Task statement:
Give back the whole listing exactly as shown.

Data listing:

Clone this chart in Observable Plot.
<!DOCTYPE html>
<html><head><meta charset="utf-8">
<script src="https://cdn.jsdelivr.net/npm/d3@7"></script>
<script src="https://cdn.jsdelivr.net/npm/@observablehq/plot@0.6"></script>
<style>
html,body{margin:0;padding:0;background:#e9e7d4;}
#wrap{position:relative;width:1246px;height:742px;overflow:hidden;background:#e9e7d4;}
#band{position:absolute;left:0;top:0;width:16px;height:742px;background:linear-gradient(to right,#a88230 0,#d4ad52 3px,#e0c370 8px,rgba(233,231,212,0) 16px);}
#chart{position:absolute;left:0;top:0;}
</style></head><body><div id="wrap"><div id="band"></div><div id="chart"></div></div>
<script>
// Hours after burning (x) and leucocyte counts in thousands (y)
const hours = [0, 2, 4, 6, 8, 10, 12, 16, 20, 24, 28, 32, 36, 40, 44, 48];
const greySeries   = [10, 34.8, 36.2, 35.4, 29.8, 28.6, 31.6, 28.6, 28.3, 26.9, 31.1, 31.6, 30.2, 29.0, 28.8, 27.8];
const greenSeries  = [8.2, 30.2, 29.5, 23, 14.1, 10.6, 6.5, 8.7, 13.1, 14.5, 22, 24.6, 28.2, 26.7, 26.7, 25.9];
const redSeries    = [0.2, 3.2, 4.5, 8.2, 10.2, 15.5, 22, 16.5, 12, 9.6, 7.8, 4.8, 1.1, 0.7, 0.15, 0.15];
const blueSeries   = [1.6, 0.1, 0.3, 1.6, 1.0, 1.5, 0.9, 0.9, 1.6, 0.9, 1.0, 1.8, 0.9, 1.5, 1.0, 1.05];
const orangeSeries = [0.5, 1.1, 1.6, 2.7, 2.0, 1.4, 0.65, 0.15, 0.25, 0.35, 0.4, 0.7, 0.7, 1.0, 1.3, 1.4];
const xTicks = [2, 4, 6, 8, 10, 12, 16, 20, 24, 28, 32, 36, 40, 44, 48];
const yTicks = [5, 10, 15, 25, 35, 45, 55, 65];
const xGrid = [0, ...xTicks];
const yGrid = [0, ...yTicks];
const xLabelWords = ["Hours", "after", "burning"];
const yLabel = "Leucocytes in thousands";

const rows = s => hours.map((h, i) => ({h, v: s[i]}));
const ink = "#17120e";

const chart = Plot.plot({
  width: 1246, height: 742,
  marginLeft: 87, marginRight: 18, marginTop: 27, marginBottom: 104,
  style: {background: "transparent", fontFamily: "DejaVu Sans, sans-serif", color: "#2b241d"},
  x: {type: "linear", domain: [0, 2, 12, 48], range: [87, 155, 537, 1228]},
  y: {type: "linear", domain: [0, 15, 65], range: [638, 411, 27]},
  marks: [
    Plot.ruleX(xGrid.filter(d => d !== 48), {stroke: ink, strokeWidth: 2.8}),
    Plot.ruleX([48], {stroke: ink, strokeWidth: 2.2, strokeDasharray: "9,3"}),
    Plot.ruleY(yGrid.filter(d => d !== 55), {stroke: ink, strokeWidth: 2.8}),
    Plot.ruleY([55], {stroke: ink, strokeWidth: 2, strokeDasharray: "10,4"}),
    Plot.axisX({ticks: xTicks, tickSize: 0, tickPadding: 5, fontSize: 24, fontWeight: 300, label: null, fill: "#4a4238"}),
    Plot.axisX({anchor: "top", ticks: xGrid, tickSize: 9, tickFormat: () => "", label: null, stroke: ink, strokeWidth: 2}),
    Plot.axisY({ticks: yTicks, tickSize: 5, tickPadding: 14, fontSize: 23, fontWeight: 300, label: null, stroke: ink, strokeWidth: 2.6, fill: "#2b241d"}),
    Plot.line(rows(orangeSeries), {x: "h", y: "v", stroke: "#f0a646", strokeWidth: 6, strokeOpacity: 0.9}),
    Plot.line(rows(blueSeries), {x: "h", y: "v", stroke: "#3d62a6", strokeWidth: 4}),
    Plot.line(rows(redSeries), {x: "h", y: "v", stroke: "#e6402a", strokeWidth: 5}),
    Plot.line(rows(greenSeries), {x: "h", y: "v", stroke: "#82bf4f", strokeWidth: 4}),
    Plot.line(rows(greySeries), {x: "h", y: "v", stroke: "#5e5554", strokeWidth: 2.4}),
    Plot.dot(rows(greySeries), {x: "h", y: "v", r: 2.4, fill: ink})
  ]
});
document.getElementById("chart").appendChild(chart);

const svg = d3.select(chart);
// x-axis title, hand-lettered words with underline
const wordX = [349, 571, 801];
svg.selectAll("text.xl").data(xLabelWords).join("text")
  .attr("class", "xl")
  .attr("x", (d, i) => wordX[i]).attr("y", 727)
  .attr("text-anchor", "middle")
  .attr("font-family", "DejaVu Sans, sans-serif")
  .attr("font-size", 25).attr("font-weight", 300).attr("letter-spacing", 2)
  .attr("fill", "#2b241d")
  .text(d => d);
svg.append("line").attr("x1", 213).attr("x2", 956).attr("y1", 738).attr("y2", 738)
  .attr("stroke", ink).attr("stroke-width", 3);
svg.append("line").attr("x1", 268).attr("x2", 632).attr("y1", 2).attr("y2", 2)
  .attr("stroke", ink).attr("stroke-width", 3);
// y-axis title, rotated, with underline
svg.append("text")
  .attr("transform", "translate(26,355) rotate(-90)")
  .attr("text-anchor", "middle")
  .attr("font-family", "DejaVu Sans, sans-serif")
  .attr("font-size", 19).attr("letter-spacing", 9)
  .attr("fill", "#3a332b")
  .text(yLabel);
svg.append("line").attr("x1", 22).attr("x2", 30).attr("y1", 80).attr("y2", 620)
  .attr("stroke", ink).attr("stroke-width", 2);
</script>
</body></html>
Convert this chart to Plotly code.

Reply to the exercise:
Clone this chart in Observable Plot.
<!DOCTYPE html>
<html><head><meta charset="utf-8">
<script src="https://cdn.jsdelivr.net/npm/d3@7"></script>
<script src="https://cdn.jsdelivr.net/npm/@observablehq/plot@0.6"></script>
<style>
html,body{margin:0;padding:0;background:#e9e7d4;}
#wrap{position:relative;width:1246px;height:742px;overflow:hidden;background:#e9e7d4;}
#band{position:absolute;left:0;top:0;width:16px;height:742px;background:linear-gradient(to right,#a88230 0,#d4ad52 3px,#e0c370 8px,rgba(233,231,212,0) 16px);}
#chart{position:absolute;left:0;top:0;}
</style></head><body><div id="wrap"><div id="band"></div><div id="chart"></div></div>
<script>
// Hours after burning (x) and leucocyte counts in thousands (y)
const hours = [0, 2, 4, 6, 8, 10, 12, 16, 20, 24, 28, 32, 36, 40, 44, 48];
const greySeries   = [10, 34.8, 36.2, 35.4, 29.8, 28.6, 31.6, 28.6, 28.3, 26.9, 31.1, 31.6, 30.2, 29.0, 28.8, 27.8];
const greenSeries  = [8.2, 30.2, 29.5, 23, 14.1, 10.6, 6.5, 8.7, 13.1, 14.5, 22, 24.6, 28.2, 26.7, 26.7, 25.9];
const redSeries    = [0.2, 3.2, 4.5, 8.2, 10.2, 15.5, 22, 16.5, 12, 9.6, 7.8, 4.8, 1.1, 0.7, 0.15, 0.15];
const blueSeries   = [1.6, 0.1, 0.3, 1.6, 1.0, 1.5, 0.9, 0.9, 1.6, 0.9, 1.0, 1.8, 0.9, 1.5, 1.0, 1.05];
const orangeSeries = [0.5, 1.1, 1.6, 2.7, 2.0, 1.4, 0.65, 0.15, 0.25, 0.35, 0.4, 0.7, 0.7, 1.0, 1.3, 1.4];
const xTicks = [2, 4, 6, 8, 10, 12, 16, 20, 24, 28, 32, 36, 40, 44, 48];
const yTicks = [5, 10, 15, 25, 35, 45, 55, 65];
const xGrid = [0, ...xTicks];
const yGrid = [0, ...yTicks];
const xLabelWords = ["Hours", "after", "burning"];
const yLabel = "Leucocytes in thousands";

const rows = s => hours.map((h, i) => ({h, v: s[i]}));
const ink = "#17120e";

const chart = Plot.plot({
  width: 1246, height: 742,
  marginLeft: 87, marginRight: 18, marginTop: 27, marginBottom: 104,
  style: {background: "transparent", fontFamily: "DejaVu Sans, sans-serif", color: "#2b241d"},
  x: {type: "linear", domain: [0, 2, 12, 48], range: [87, 155, 537, 1228]},
  y: {type: "linear", domain: [0, 15, 65], range: [638, 411, 27]},
  marks: [
    Plot.ruleX(xGrid.filter(d => d !== 48), {stroke: ink, strokeWidth: 2.8}),
    Plot.ruleX([48], {stroke: ink, strokeWidth: 2.2, strokeDasharray: "9,3"}),
    Plot.ruleY(yGrid.filter(d => d !== 55), {stroke: ink, strokeWidth: 2.8}),
    Plot.ruleY([55], {stroke: ink, strokeWidth: 2, strokeDasharray: "10,4"}),
    Plot.axisX({ticks: xTicks, tickSize: 0, tickPadding: 5, fontSize: 24, fontWeight: 300, label: null, fill: "#4a4238"}),
    Plot.axisX({anchor: "top", ticks: xGrid, tickSize: 9, tickFormat: () => "", label: null, stroke: ink, strokeWidth: 2}),
    Plot.axisY({ticks: yTicks, tickSize: 5, tickPadding: 14, fontSize: 23, fontWeight: 300, label: null, stroke: ink, strokeWidth: 2.6, fill: "#2b241d"}),
    Plot.line(rows(orangeSeries), {x: "h", y: "v", stroke: "#f0a646", strokeWidth: 6, strokeOpacity: 0.9}),
    Plot.line(rows(blueSeries), {x: "h", y: "v", stroke: "#3d62a6", strokeWidth: 4}),
    Plot.line(rows(redSeries), {x: "h", y: "v", stroke: "#e6402a", strokeWidth: 5}),
    Plot.line(rows(greenSeries), {x: "h", y: "v", stroke: "#82bf4f", strokeWidth: 4}),
    Plot.line(rows(greySeries), {x: "h", y: "v", stroke: "#5e5554", strokeWidth: 2.4}),
    Plot.dot(rows(greySeries), {x: "h", y: "v", r: 2.4, fill: ink})
  ]
});
document.getElementById("chart").appendChild(chart);

const svg = d3.select(chart);
// x-axis title, hand-lettered words with underline
const wordX = [349, 571, 801];
svg.selectAll("text.xl").data(xLabelWords).join("text")
  .attr("class", "xl")
  .attr("x", (d, i) => wordX[i]).attr("y", 727)
  .attr("text-anchor", "middle")
  .attr("font-family", "DejaVu Sans, sans-serif")
  .attr("font-size", 25).attr("font-weight", 300).attr("letter-spacing", 2)
  .attr("fill", "#2b241d")
  .text(d => d);
svg.append("line").attr("x1", 213).attr("x2", 956).attr("y1", 738).attr("y2", 738)
  .attr("stroke", ink).attr("stroke-width", 3);
svg.append("line").attr("x1", 268).attr("x2", 632).attr("y1", 2).attr("y2", 2)
  .attr("stroke", ink).attr("stroke-width", 3);
// y-axis title, rotated, with underline
svg.append("text")
  .attr("transform", "translate(26,355) rotate(-90)")
  .attr("text-anchor", "middle")
  .attr("font-family", "DejaVu Sans, sans-serif")
  .attr("font-size", 19).attr("letter-spacing", 9)
  .attr("fill", "#3a332b")
  .text(yLabel);
svg.append("line").attr("x1", 22).attr("x2", 30).attr("y1", 80).attr("y2", 620)
  .attr("stroke", ink).attr("stroke-width", 2);
</script>
</body></html>
Convert this chart to Plotly code.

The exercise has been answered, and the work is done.